**WORK REQUIRED**:
Give the listing again exactly, omitting its images.

**SOURCE EXCERPT**:
## start

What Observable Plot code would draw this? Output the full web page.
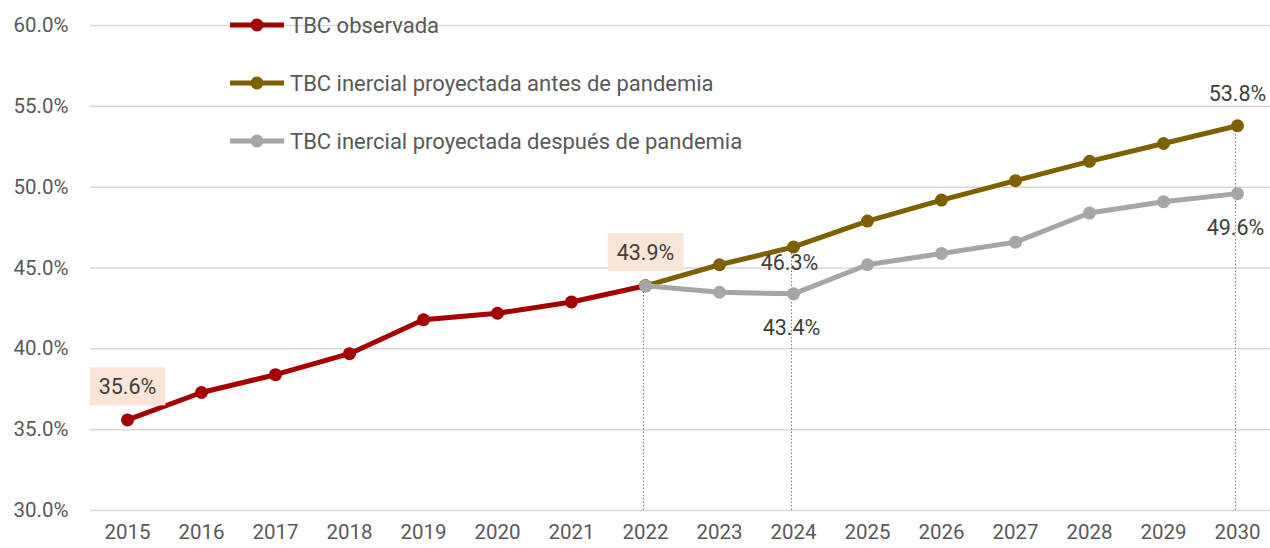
<!DOCTYPE html>
<html><head><meta charset="utf-8">
<script src="https://cdn.jsdelivr.net/npm/d3@7"></script>
<script src="https://cdn.jsdelivr.net/npm/@observablehq/plot@0.6"></script>
<style>
body{margin:0;background:#fff;}
#wrap{position:relative;width:1270px;height:548px;font-family:Roboto,sans-serif;}
#legend{position:absolute;left:228px;top:-4px;}
.lrow{display:flex;align-items:center;height:58px;font-size:22px;color:#595959;}
.lrow svg{margin-right:4px;}
</style></head><body><div id="wrap"><div id="legend"></div></div>
<script>
const years = [2015,2016,2017,2018,2019,2020,2021,2022,2023,2024,2025,2026,2027,2028,2029,2030];
const observedYears = [2015,2016,2017,2018,2019,2020,2021,2022];
const observed = [35.6,37.3,38.4,39.7,41.8,42.2,42.9,43.9];
const projYears = [2022,2023,2024,2025,2026,2027,2028,2029,2030];
const prePandemic = [43.9,45.2,46.3,47.9,49.2,50.4,51.6,52.7,53.8];
const postPandemic = [43.9,43.5,43.4,45.2,45.9,46.6,48.4,49.1,49.6];
const seriesNames = ["TBC observada","TBC inercial proyectada antes de pandemia","TBC inercial proyectada después de pandemia"];
const seriesColors = ["#A50000","#7F6000","#A6A6A6"];
const yTicks = [30,35,40,45,50,55,60];
const guideYears = [2022,2024,2030];
const guideValues = [43.9,46.3,53.8];
const hlYears = [2015,2022];
const hlValues = [35.6,43.9];
const aboveYears = [2030];
const aboveValues = [53.8];
const nearBelowYears = [2024];
const nearBelowValues = [46.3];
const belowYears = [2024,2030];
const belowValues = [43.4,49.6];

const zip = (xs, vs) => xs.map((x,i)=>({year:String(x), v:vs[i]}));
const obs = zip(observedYears, observed);
const pre = zip(projYears, prePandemic);
const post = zip(projYears, postPandemic);
const guides = zip(guideYears, guideValues);
const fmt = d => d.v.toFixed(1) + "%";
const hlTexts = hlValues.map(v => v.toFixed(1) + "%");

const fontFamily = "Roboto, sans-serif";
const chart = Plot.plot({
  width: 1270, height: 548,
  marginLeft: 90, marginRight: -4, marginTop: 25, marginBottom: 38,
  style: {fontFamily, fontSize: "20.5px", color: "#595959", background: "#fff"},
  x: {type: "point", domain: years.map(String), padding: 0.5, round: false, label: null, tickSize: 0, tickPadding: 14},
  y: {domain: [30, 60], ticks: yTicks, tickFormat: d => d.toFixed(1) + "%", label: null, tickSize: 0, tickPadding: 22},
  marks: [
    Plot.gridY(yTicks, {stroke: "#D9D9D9", strokeOpacity: 1, strokeWidth: 1.5}),
    Plot.ruleX(guides, {x: "year", y1: 30, y2: "v", dx: -2, stroke: "#7F7F7F", strokeWidth: 1, strokeDasharray: "1.5,2"}),
    Plot.line(obs, {x: "year", y: "v", stroke: seriesColors[0], strokeWidth: 5}),
    Plot.dot(obs, {x: "year", y: "v", fill: seriesColors[0], r: 6.5}),
    Plot.line(pre, {x: "year", y: "v", stroke: seriesColors[1], strokeWidth: 5}),
    Plot.dot(pre, {x: "year", y: "v", fill: seriesColors[1], r: 6.5}),
    Plot.line(post, {x: "year", y: "v", stroke: seriesColors[2], strokeWidth: 5}),
    Plot.dot(post, {x: "year", y: "v", fill: seriesColors[2], r: 6.5}),
    Plot.text(zip(hlYears, hlValues), {x: "year", y: "v", text: fmt, dy: -33, dx: 0, fill: "#404040", fontSize: 21.5}),
    Plot.text(zip(aboveYears, aboveValues), {x: "year", y: "v", text: fmt, dy: -32, fill: "#404040", fontSize: 21.5}),
    Plot.text(zip(nearBelowYears, nearBelowValues), {x: "year", y: "v", text: fmt, dy: 16, dx: -4, fill: "#404040", fontSize: 21.5}),
    Plot.text(zip(belowYears, belowValues), {x: "year", y: "v", text: fmt, dy: 34, dx: -2, fill: "#404040", fontSize: 21.5})
  ]
});
document.getElementById("wrap").prepend(chart);

// highlight boxes behind selected labels
const svgRoot = chart.tagName.toLowerCase() === "svg" ? chart : chart.querySelector("svg");
Array.from(svgRoot.querySelectorAll("text")).forEach(t => {
  if (!hlTexts.includes(t.textContent.trim())) return;
  const b = t.getBBox();
  const rect = document.createElementNS("http://www.w3.org/2000/svg", "rect");
  rect.setAttribute("x", b.x - 9);
  rect.setAttribute("y", b.y - 6.5);
  rect.setAttribute("width", b.width + 18);
  rect.setAttribute("height", b.height + 13);
  rect.setAttribute("fill", "#FBE5D6");
  const tr = t.getAttribute("transform");
  if (tr) rect.setAttribute("transform", tr);
  t.parentNode.insertBefore(rect, t);
});

// legend
const legend = d3.select("#legend");
seriesNames.forEach((name, i) => {
  const row = legend.append("div").attr("class", "lrow");
  const s = row.append("svg").attr("width", 58).attr("height", 14);
  s.append("line").attr("x1", 2).attr("x2", 56).attr("y1", 7).attr("y2", 7)
    .attr("stroke", seriesColors[i]).attr("stroke-width", 5);
  s.append("circle").attr("cx", 29).attr("cy", 7).attr("r", 6.5).attr("fill", seriesColors[i]);
  row.append("span").text(name);
});
</script>
</body></html>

## end

**TASK ANSWER**:
What Observable Plot code would draw this? Output the full web page.
<!DOCTYPE html>
<html><head><meta charset="utf-8">
<script src="https://cdn.jsdelivr.net/npm/d3@7"></script>
<script src="https://cdn.jsdelivr.net/npm/@observablehq/plot@0.6"></script>
<style>
body{margin:0;background:#fff;}
#wrap{position:relative;width:1270px;height:548px;font-family:Roboto,sans-serif;}
#legend{position:absolute;left:228px;top:-4px;}
.lrow{display:flex;align-items:center;height:58px;font-size:22px;color:#595959;}
.lrow svg{margin-right:4px;}
</style></head><body><div id="wrap"><div id="legend"></div></div>
<script>
const years = [2015,2016,2017,2018,2019,2020,2021,2022,2023,2024,2025,2026,2027,2028,2029,2030];
const observedYears = [2015,2016,2017,2018,2019,2020,2021,2022];
const observed = [35.6,37.3,38.4,39.7,41.8,42.2,42.9,43.9];
const projYears = [2022,2023,2024,2025,2026,2027,2028,2029,2030];
const prePandemic = [43.9,45.2,46.3,47.9,49.2,50.4,51.6,52.7,53.8];
const postPandemic = [43.9,43.5,43.4,45.2,45.9,46.6,48.4,49.1,49.6];
const seriesNames = ["TBC observada","TBC inercial proyectada antes de pandemia","TBC inercial proyectada después de pandemia"];
const seriesColors = ["#A50000","#7F6000","#A6A6A6"];
const yTicks = [30,35,40,45,50,55,60];
const guideYears = [2022,2024,2030];
const guideValues = [43.9,46.3,53.8];
const hlYears = [2015,2022];
const hlValues = [35.6,43.9];
const aboveYears = [2030];
const aboveValues = [53.8];
const nearBelowYears = [2024];
const nearBelowValues = [46.3];
const belowYears = [2024,2030];
const belowValues = [43.4,49.6];

const zip = (xs, vs) => xs.map((x,i)=>({year:String(x), v:vs[i]}));
const obs = zip(observedYears, observed);
const pre = zip(projYears, prePandemic);
const post = zip(projYears, postPandemic);
const guides = zip(guideYears, guideValues);
const fmt = d => d.v.toFixed(1) + "%";
const hlTexts = hlValues.map(v => v.toFixed(1) + "%");

const fontFamily = "Roboto, sans-serif";
const chart = Plot.plot({
  width: 1270, height: 548,
  marginLeft: 90, marginRight: -4, marginTop: 25, marginBottom: 38,
  style: {fontFamily, fontSize: "20.5px", color: "#595959", background: "#fff"},
  x: {type: "point", domain: years.map(String), padding: 0.5, round: false, label: null, tickSize: 0, tickPadding: 14},
  y: {domain: [30, 60], ticks: yTicks, tickFormat: d => d.toFixed(1) + "%", label: null, tickSize: 0, tickPadding: 22},
  marks: [
    Plot.gridY(yTicks, {stroke: "#D9D9D9", strokeOpacity: 1, strokeWidth: 1.5}),
    Plot.ruleX(guides, {x: "year", y1: 30, y2: "v", dx: -2, stroke: "#7F7F7F", strokeWidth: 1, strokeDasharray: "1.5,2"}),
    Plot.line(obs, {x: "year", y: "v", stroke: seriesColors[0], strokeWidth: 5}),
    Plot.dot(obs, {x: "year", y: "v", fill: seriesColors[0], r: 6.5}),
    Plot.line(pre, {x: "year", y: "v", stroke: seriesColors[1], strokeWidth: 5}),
    Plot.dot(pre, {x: "year", y: "v", fill: seriesColors[1], r: 6.5}),
    Plot.line(post, {x: "year", y: "v", stroke: seriesColors[2], strokeWidth: 5}),
    Plot.dot(post, {x: "year", y: "v", fill: seriesColors[2], r: 6.5}),
    Plot.text(zip(hlYears, hlValues), {x: "year", y: "v", text: fmt, dy: -33, dx: 0, fill: "#404040", fontSize: 21.5}),
    Plot.text(zip(aboveYears, aboveValues), {x: "year", y: "v", text: fmt, dy: -32, fill: "#404040", fontSize: 21.5}),
    Plot.text(zip(nearBelowYears, nearBelowValues), {x: "year", y: "v", text: fmt, dy: 16, dx: -4, fill: "#404040", fontSize: 21.5}),
    Plot.text(zip(belowYears, belowValues), {x: "year", y: "v", text: fmt, dy: 34, dx: -2, fill: "#404040", fontSize: 21.5})
  ]
});
document.getElementById("wrap").prepend(chart);

// highlight boxes behind selected labels
const svgRoot = chart.tagName.toLowerCase() === "svg" ? chart : chart.querySelector("svg");
Array.from(svgRoot.querySelectorAll("text")).forEach(t => {
  if (!hlTexts.includes(t.textContent.trim())) return;
  const b = t.getBBox();
  const rect = document.createElementNS("http://www.w3.org/2000/svg", "rect");
  rect.setAttribute("x", b.x - 9);
  rect.setAttribute("y", b.y - 6.5);
  rect.setAttribute("width", b.width + 18);
  rect.setAttribute("height", b.height + 13);
  rect.setAttribute("fill", "#FBE5D6");
  const tr = t.getAttribute("transform");
  if (tr) rect.setAttribute("transform", tr);
  t.parentNode.insertBefore(rect, t);
});

// legend
const legend = d3.select("#legend");
seriesNames.forEach((name, i) => {
  const row = legend.append("div").attr("class", "lrow");
  const s = row.append("svg").attr("width", 58).attr("height", 14);
  s.append("line").attr("x1", 2).attr("x2", 56).attr("y1", 7).attr("y2", 7)
    .attr("stroke", seriesColors[i]).attr("stroke-width", 5);
  s.append("circle").attr("cx", 29).attr("cy", 7).attr("r", 6.5).attr("fill", seriesColors[i]);
  row.append("span").text(name);
});
</script>
</body></html>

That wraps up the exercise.